La France connait une législation similaire (harmonisation européenne oblige), notamment au travers de l'article 34 de la loi Informatique et Libertés. Toutefois, la différence la plus importante entre les deux systèmes est qu'en France, une entreprise qui perd ses données n'est pas tenue à informer les individus concernés par une telle perte, ni même la CNIL. A l'inverse, au Royaume-Uni, l'ICO à clairement fait savoir que bien qu'il n'y ait aucune contrainte légale, les entreprises "devraient rapporter à l'ICO les cas de failles de sécurité sérieuses", et notamment la perte de données personnelles. Cette démarche s'inscrit dans une procédure d'urgence, détaillée par l'ICO à l'intention des entreprise ayant perdu des données et visant à limiter les dommages causés par la perte.

Dans un cadre où la multiplication des pertes de données est de plus en plus médiatisée et où l'étude conduite par Symantec et Ponemon souligne des failles importantes, certains militent pour une densification de la loi de 1978 relative à la protection des données personnelles . C'est à ce titre que M. Yves Détraigne et Mme Anne-Marie Escoffier ont déposé, le 6 novembre 2009, une proposition de loi visant à mieux garantir le droit à la vie privée à l'heure du numérique.
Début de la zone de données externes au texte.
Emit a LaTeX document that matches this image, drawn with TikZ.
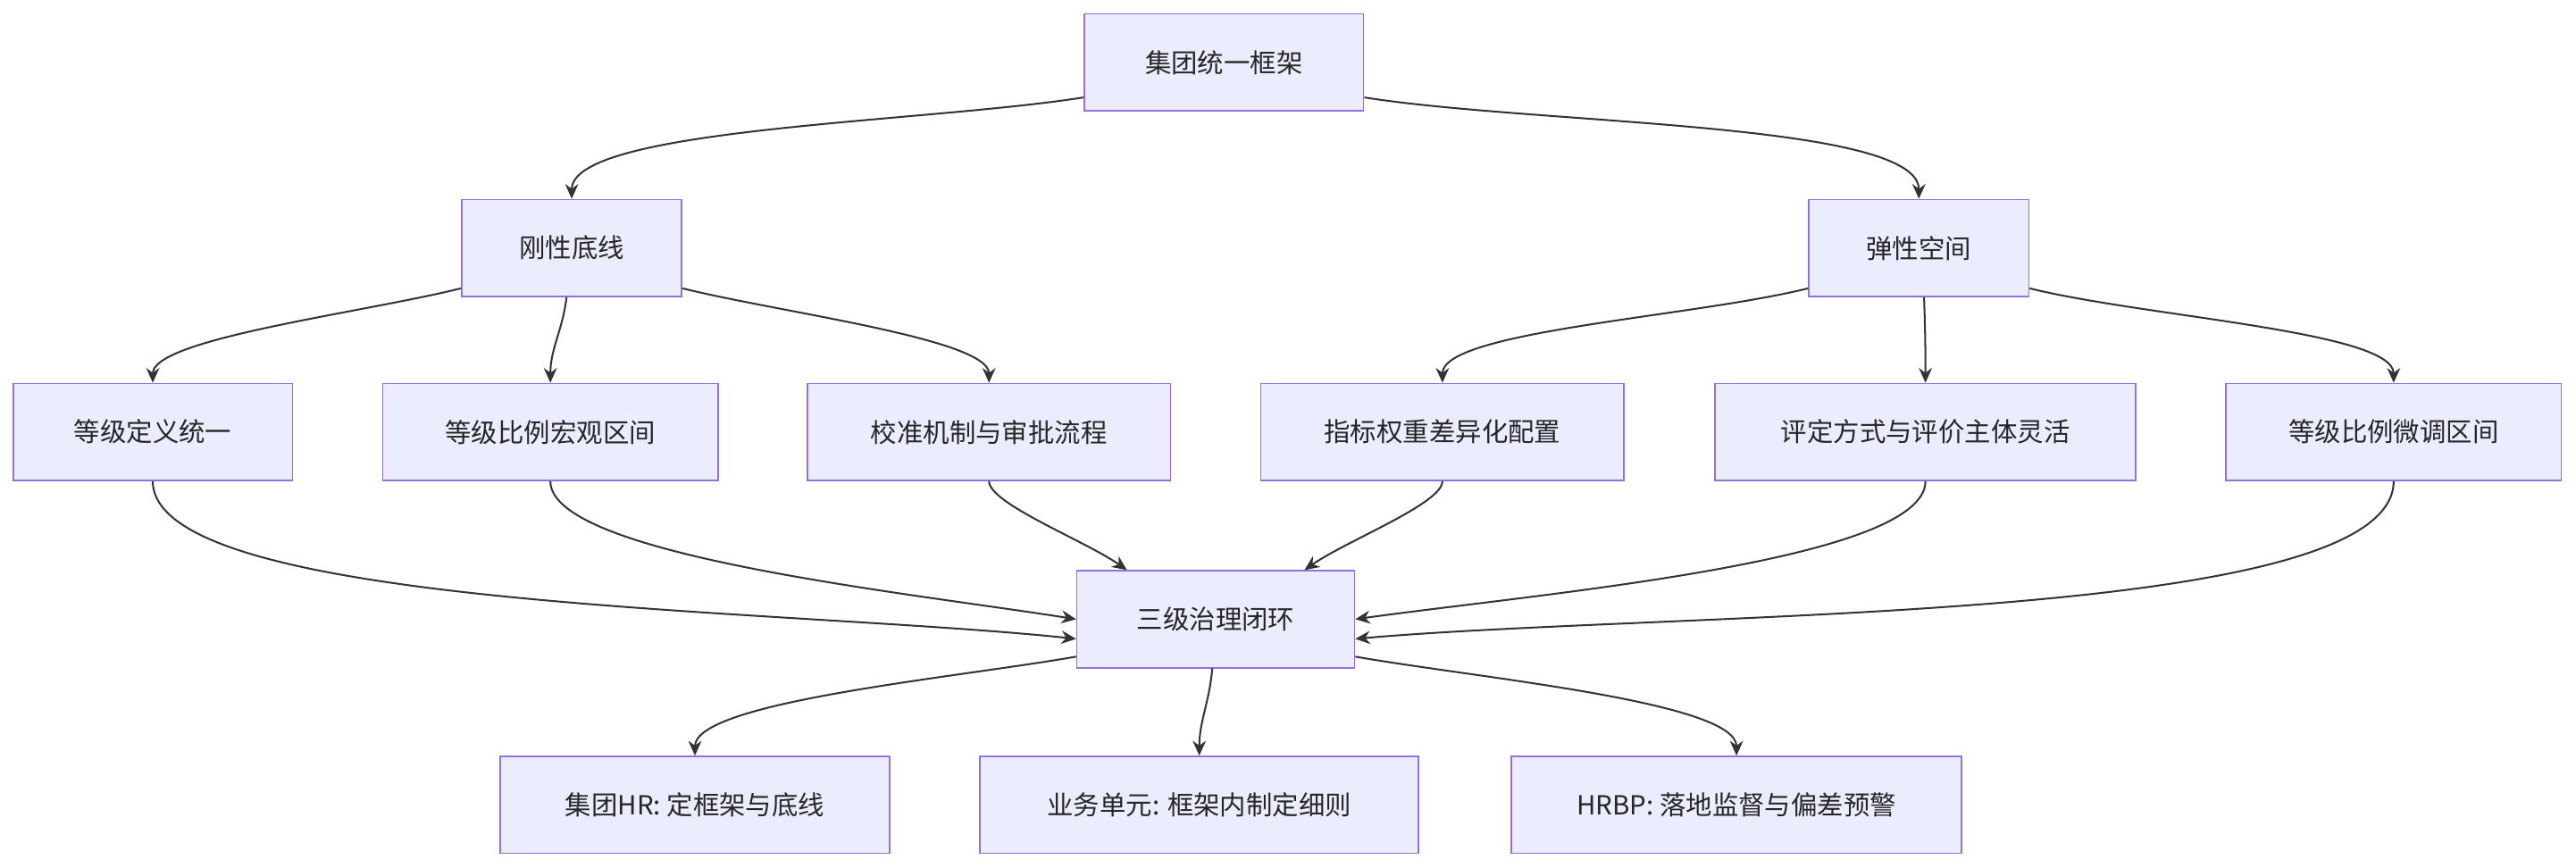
\documentclass[tikz,border=0pt]{standalone}
\usepackage{fontspec}
\setmainfont{Noto Sans CJK SC}
\usetikzlibrary{arrows.meta}
\definecolor{boxfill}{HTML}{ECECFF}
\definecolor{boxline}{HTML}{9370DB}
\definecolor{linkc}{HTML}{333333}
\tikzset{
  box/.style={draw=boxline, fill=boxfill, line width=0.9pt, minimum height=59pt,
    inner xsep=0pt, font=\fontsize{16}{19}\selectfont, text=black!85},
  link/.style={draw=linkc, line width=1.1pt, -{Stealth[length=9pt,width=8pt]}},
  down/.style={out looseness=0.8, in looseness=0.35},
  up/.style={out looseness=0.35, in looseness=0.8}
}
\begin{document}
\begin{tikzpicture}[x=1pt, y=-1pt]
\useasboundingbox (0,0) rectangle (1568,528);
% top
\node[box, minimum width=170pt] (top) at (745,38) {集团统一框架};
\node[box, minimum width=134pt] (rigid) at (348,151) {刚性底线};
\node[box, minimum width=134pt] (flex) at (1168,151) {弹性空间};
% middle row
\node[box, minimum width=170pt] (r1) at (93,263) {等级定义统一};
\node[box, minimum width=204pt] (r2) at (335,263) {等级比例宏观区间};
\node[box, minimum width=221pt] (r3) at (602,263) {校准机制与审批流程};
\node[box, minimum width=221pt] (f1) at (878,263) {指标权重差异化配置};
\node[box, minimum width=256pt] (f2) at (1172,263) {评定方式与评价主体灵活};
\node[box, minimum width=204pt] (f3) at (1457,263) {等级比例微调区间};
% governance
\node[box, minimum width=169pt] (gov) at (740,377) {三级治理闭环};
\node[box, minimum width=237pt] (g1) at (423,490) {集团HR: 定框架与底线};
\node[box, minimum width=267pt] (g2) at (730,490) {业务单元: 框架内制定细则};
\node[box, minimum width=274pt] (g3) at (1057,490) {HRBP: 落地监督与偏差预警};
% links
\draw[link] (top.194) to[out=189, in=90, down] (rigid.north);
\draw[link] (top.-14) to[out=-9, in=90, down] (flex.north);
\draw[link] (rigid.200) to[out=194, in=90, down] (r1.north);
\draw[link] (rigid.-96) to[out=-97, in=90] (r2.north);
\draw[link] (rigid.-20) to[out=-14, in=90, down] (r3.north);
\draw[link] (flex.200) to[out=194, in=90, down] (f1.north);
\draw[link] (flex.-84) to[out=-88, in=90] (f2.north);
\draw[link] (flex.-20) to[out=-14, in=90, down] (f3.north);
\draw[link] (r1.south) to[out=-90, in=174, up] (gov.188);
\draw[link] (r2.south) to[out=-90, in=171, up] (gov.180);
\draw[link] (r3.south) to[out=-90, in=145, up] (gov.151);
\draw[link] (f1.south) to[out=-90, in=35, up] (gov.29);
\draw[link] (f2.south) to[out=-90, in=8, up] (gov.0);
\draw[link] (f3.south) to[out=-90, in=5, up] (gov.-8);
\draw[link] (gov.195) to[out=190, in=90, down] (g1.north);
\draw[link] (gov.-94) to[out=-95, in=90] (g2.north);
\draw[link] (gov.-15) to[out=-10, in=90, down] (g3.north);
\end{tikzpicture}
\end{document}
L'article 7 de cette proposition de loi, visait justement le cas des pertes de données. Il visait à modifier l'article 34 de la loi de 1978 comme suit :
« Art. 34. - Le responsable du traitement met en œuvre toutes mesures adéquates, au regard de la nature des données et des risques présentés par le traitement, pour assurer la sécurité des données et en particulier protéger les données à caractère personnel traitées contre toute violation entraînant accidentellement ou de manière illicite la destruction, la perte, l'altération, la divulgation, la diffusion, le stockage, le traitement ou l'accès non autorisés ou illicites.

"En cas de violation du traitement de données à caractère personnel, le responsable de traitement avertit sans délai le correspondant "informatique et libertés" ou, en l'absence de celui-ci, la Commission nationale de l'informatique et des libertés. Le responsable du traitement, avec le concours du correspondant "informatique et libertés", prend immédiatement les mesures nécessaires pour permettre le rétablissement de la protection de l'intégrité et de la confidentialité des données. Le correspondant "informatique et libertés" en informe la Commission nationale de l'informatique et des libertés. Si la violation a affecté les données à caractère personnel d'une ou de plusieurs personnes physiques, le responsable du traitement en informe également ces personnes, sauf si ce traitement a été autorisé en application de l'article 26 [traitements de données sensibles autorisés par arrêté ministériel ou du Conseil d'Etat]. Le contenu, la forme et les modalités de cette information sont déterminés par décret en Conseil d'État pris après avis de la Commission nationale de l'informatique et des libertés. Un inventaire des atteintes aux traitements de données à caractère personnel est tenu à jour par le correspondant "informatique et libertés".
"

Toutefois, pour le moment la procédure s'est arrêtée au dépôt devant la commission des lois en mars 2010, mais il est probable qu'une telle procédure aboutisse. Si le Royaume-Uni connait un système particulier basé sur une expérience similaire en matière bancaire, la notification de perte de données est largement appréciée par les administrations européennes  et communautaires et devrait intégrer prochainement le corpus législatif.